State personnel laws don't allow blanket secrecy that Dunleavy claims in Clarkson case
This needs an examination by someone who is not part of the CYA division of the Dunleavy administration, but the refusal by the governor to talk about the former attorney general is not defensible.
A veteran state attorney brought the language in AS 39.25.110 to my attention.
The law says that the attorney general, as the head of a principal department in the executive branch, is among those who are “exempt from the provisions of this chapter and the rules adopted under it. . .”
The chapter in question is the State Personnel Act, which exists to “establish a system of personnel administration based upon the merit principle and adapted to the requirements of the state to the end that persons best qualified to perform the functions of the state will be employed, and that an effective career service will be encouraged, developed and maintained.”
The protections in the State Personnel Act include a section that keeps many records confidential, but this protection does not extend to exempt employees. The rules adopted under the act are not a legitimate excuse, therefore, for Dunleavy’s silence.
“Exempt employees serve at the pleasure of the appointing authority,” a state manual says, and are exempted from the personnel act. In this case, Dunleavy is the appointing authority.
At his COVID-19 show Tuesday, a reporter asked Dunleavy when he knew and when regarding Clarkson’s 558 text messages to a low-level female state employee half his age.
“That issue was dealt with according to law. And there are statutes that allow and prohibit certain comments on that,” Dunleavy said.
“And so once again if that’s a question you want answered you can send it to our press, They’ll screen it through our Department of Law to make sure that the answers that you’re given are in, in conjunction with allowable, applicable law to actually talk about that issue.”

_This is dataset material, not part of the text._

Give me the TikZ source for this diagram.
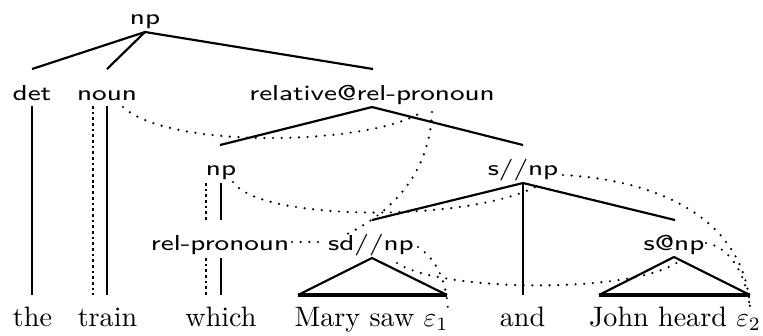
\documentclass[tikz,border=0pt]{standalone}
\usepackage{fontspec}
\newcommand\lblfont{\sffamily\fontsize{8}{9.5}\selectfont}
\newcommand\wrdfont{\rmfamily\fontsize{10.4}{12}\selectfont}
\begin{document}
\begin{tikzpicture}[x=0.37pt,y=-0.37pt,
  lab/.style={font=\lblfont, inner sep=0pt, anchor=base, xscale=1.27, transform shape},
  wrd/.style={font=\wrdfont, inner sep=0pt, anchor=base},
  br/.style={line width=0.8pt},
  vt/.style={line width=1.1pt},
  vdot/.style={line width=1.1pt, dash pattern=on 1pt off 1.1pt},
  tri/.style={line width=0.8pt, line join=round},
  tbase/.style={line width=1.2pt},
  arc/.style={line width=0.9pt, line cap=round, dash pattern=on 0pt off 3.2pt}]
\useasboundingbox (0,0) rectangle (763,335);

% labels
\node[lab] (np0) at (145,24) {np};
\node[lab] (det) at (32,100) {det};
\node[lab] (noun) at (107,100) {noun};
\node[lab] (rel) at (372,100) {relative@rel-pronoun};
\node[lab] (np1) at (221,175) {np};
\node[lab] (snp) at (523,175) {s//np};
\node[lab] (relp) at (220,250) {rel-pronoun};
\node[lab] (sdnp) at (371,250) {sd//np};
\node[lab] (sanp) at (674,250) {s@np};

% words
\node[wrd] (the) at (32.5,326) {the};
\node[wrd] (train) at (107.5,326) {train};
\node[wrd] (which) at (221,326) {which};
\node[wrd] (mary) at (371.5,326) {Mary saw $\varepsilon_1$};
\node[wrd] (and) at (522.5,326) {and};
\node[wrd] (john) at (675,326) {John heard $\varepsilon_2$};

% coordinates
\coordinate (np0b) at (145,32);
\coordinate (dett) at (32,69);
\coordinate (nount) at (107,69);
\coordinate (relt) at (373,69);
\coordinate (detb) at (32,106);
\coordinate (theb) at (32,295);
\coordinate (noundb) at (93,106);
\coordinate (traind) at (93,295);
\coordinate (nounb) at (107,106);
\coordinate (trainb) at (107,295);
\coordinate (relb) at (372,107);
\coordinate (np1t) at (220,145);
\coordinate (snpt) at (523,145);
\coordinate (np1db) at (206,183);
\coordinate (relpdt) at (206,220);
\coordinate (np1b) at (221,183);
\coordinate (relpt) at (221,220);
\coordinate (relpdb) at (206,258);
\coordinate (whichd) at (206,295);
\coordinate (relpb) at (221,258);
\coordinate (whicht) at (221,295);
\coordinate (snpb) at (523,183);
\coordinate (sdnpt) at (372,220);
\coordinate (sanpt) at (675,220);
\coordinate (andt) at (523,295);
\coordinate (sdnpb) at (372,258);
\coordinate (maryl) at (298,295);
\coordinate (maryr) at (447,295);
\coordinate (sanpb) at (674,257);
\coordinate (johnl) at (599,295);
\coordinate (johnr) at (750,295);

% tree lines
\draw[br] (np0b) -- (dett);
\draw[br] (np0b) -- (nount);
\draw[br] (np0b) -- (relt);
\draw[vt] (detb) -- (theb);
\draw[vdot] (noundb) -- (traind);
\draw[vt] (nounb) -- (trainb);
\draw[br] (relb) -- (np1t);
\draw[br] (relb) -- (snpt);
\draw[vdot] (np1db) -- (relpdt);
\draw[vt] (np1b) -- (relpt);
\draw[vdot] (relpdb) -- (whichd);
\draw[vt] (relpb) -- (whicht);
\draw[br] (snpb) -- (sdnpt);
\draw[br] (snpb) -- (sanpt);
\draw[vt] (snpb) -- (andt);
\draw[tri] (maryl) -- (sdnpb) -- (maryr);
\draw[tbase] (maryl) -- (maryr);
\draw[tri] (johnl) -- (sanpb) -- (johnr);
\draw[tbase] (johnl) -- (johnr);

% dotted links
\coordinate (a1) at (123,107);
\coordinate (a2) at (422,112);
\draw[arc] (a1) .. controls (170,150) and (370,145) .. (a2);
\coordinate (b1) at (432,112);
\coordinate (b2) at (343,236);
\draw[arc] (b1) .. controls (430,170) and (395,212) .. (b2);
\coordinate (h1) at (292,242);
\coordinate (h2) at (325,242);
\draw[arc] (h1) -- (h2);
\coordinate (c1) at (233,182);
\coordinate (c2) at (537,186);
\draw[arc] (c1) .. controls (260,222) and (470,222) .. (c2);
\coordinate (d1) at (563,175);
\coordinate (d2) at (750,308);
\draw[arc] (d1) .. controls (660,180) and (745,220) .. (d2);
\coordinate (e1) at (706,243);
\draw[arc] (e1) .. controls (726,246) and (745,268) .. (d2);
\coordinate (f1) at (418,247);
\coordinate (f2) at (448,311);
\draw[arc] (f1) .. controls (435,258) and (447,280) .. (f2);
\coordinate (g1) at (397,263);
\coordinate (g2) at (682,259);
\draw[arc] (g1) .. controls (440,292) and (640,295) .. (g2);
\end{tikzpicture}
\end{document}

Alaskans deserve a straight answer from Dunleavy on this. If Alaska news organizations are taking up the governor on his offer, they should demand the exact legal authority under which Dunleavy says he has to keep his mouth shut.
This is not a matter of privacy. It is already public knowledge, by Clarkson’s own resignation letter, that he was disciplined by the governor for his 558 text messages pursuing the young woman. He admitted to wrongdoing. It is also public knowledge, from Dunleavy’s own statement last week, that he agreed with Clarkson that wrongdoing had taken place and that Clarkson was right to resign.
What we don’t know is when Dunleavy learned of the wrongdoing and why he believed that a secret suspension would make things right.